▶ [Given data]
-- begin --

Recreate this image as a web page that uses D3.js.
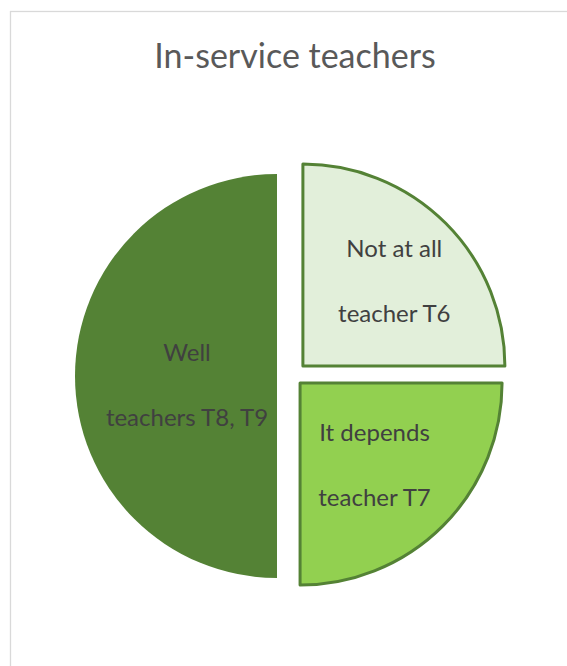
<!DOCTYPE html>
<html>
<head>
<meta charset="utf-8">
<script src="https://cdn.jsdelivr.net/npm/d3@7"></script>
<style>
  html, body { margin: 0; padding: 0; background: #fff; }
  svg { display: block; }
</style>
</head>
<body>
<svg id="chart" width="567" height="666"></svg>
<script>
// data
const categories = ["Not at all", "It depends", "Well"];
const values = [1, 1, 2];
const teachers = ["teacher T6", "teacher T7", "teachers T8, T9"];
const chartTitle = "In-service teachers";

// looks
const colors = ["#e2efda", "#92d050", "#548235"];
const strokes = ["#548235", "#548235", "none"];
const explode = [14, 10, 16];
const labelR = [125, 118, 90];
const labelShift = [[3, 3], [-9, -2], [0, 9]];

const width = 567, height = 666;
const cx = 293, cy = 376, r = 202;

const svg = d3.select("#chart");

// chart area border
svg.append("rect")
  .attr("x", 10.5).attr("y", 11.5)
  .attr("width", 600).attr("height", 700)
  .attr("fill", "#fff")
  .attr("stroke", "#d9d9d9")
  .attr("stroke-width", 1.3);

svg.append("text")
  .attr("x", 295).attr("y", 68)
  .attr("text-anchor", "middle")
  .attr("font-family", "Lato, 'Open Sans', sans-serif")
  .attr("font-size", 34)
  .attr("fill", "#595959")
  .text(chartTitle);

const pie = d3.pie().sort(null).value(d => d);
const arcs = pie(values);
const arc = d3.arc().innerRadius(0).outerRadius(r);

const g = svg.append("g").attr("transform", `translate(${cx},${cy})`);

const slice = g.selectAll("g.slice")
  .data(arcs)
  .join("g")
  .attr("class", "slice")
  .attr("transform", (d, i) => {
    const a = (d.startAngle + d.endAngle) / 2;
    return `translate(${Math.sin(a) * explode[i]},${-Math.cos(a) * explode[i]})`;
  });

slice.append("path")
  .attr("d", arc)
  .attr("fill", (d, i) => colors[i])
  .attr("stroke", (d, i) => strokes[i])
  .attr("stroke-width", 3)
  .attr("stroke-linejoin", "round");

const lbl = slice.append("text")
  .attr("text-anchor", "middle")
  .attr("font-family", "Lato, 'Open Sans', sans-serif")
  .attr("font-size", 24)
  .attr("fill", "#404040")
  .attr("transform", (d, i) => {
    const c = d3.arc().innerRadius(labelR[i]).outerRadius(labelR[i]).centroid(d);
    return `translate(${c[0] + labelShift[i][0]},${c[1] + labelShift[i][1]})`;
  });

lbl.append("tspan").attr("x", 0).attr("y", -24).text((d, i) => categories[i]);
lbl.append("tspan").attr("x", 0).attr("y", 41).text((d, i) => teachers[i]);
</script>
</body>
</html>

-- end --

▶ [Exercise objective] Everything from the top line of the data down to and including the line with "const labelShift = [[3, 3], [-9, -2], [0, 9]];" is to be copied, except the pictures.

▶ [Finished exercise]
Recreate this image as a web page that uses D3.js.
<!DOCTYPE html>
<html>
<head>
<meta charset="utf-8">
<script src="https://cdn.jsdelivr.net/npm/d3@7"></script>
<style>
  html, body { margin: 0; padding: 0; background: #fff; }
  svg { display: block; }
</style>
</head>
<body>
<svg id="chart" width="567" height="666"></svg>
<script>
// data
const categories = ["Not at all", "It depends", "Well"];
const values = [1, 1, 2];
const teachers = ["teacher T6", "teacher T7", "teachers T8, T9"];
const chartTitle = "In-service teachers";

// looks
const colors = ["#e2efda", "#92d050", "#548235"];
const strokes = ["#548235", "#548235", "none"];
const explode = [14, 10, 16];
const labelR = [125, 118, 90];
const labelShift = [[3, 3], [-9, -2], [0, 9]];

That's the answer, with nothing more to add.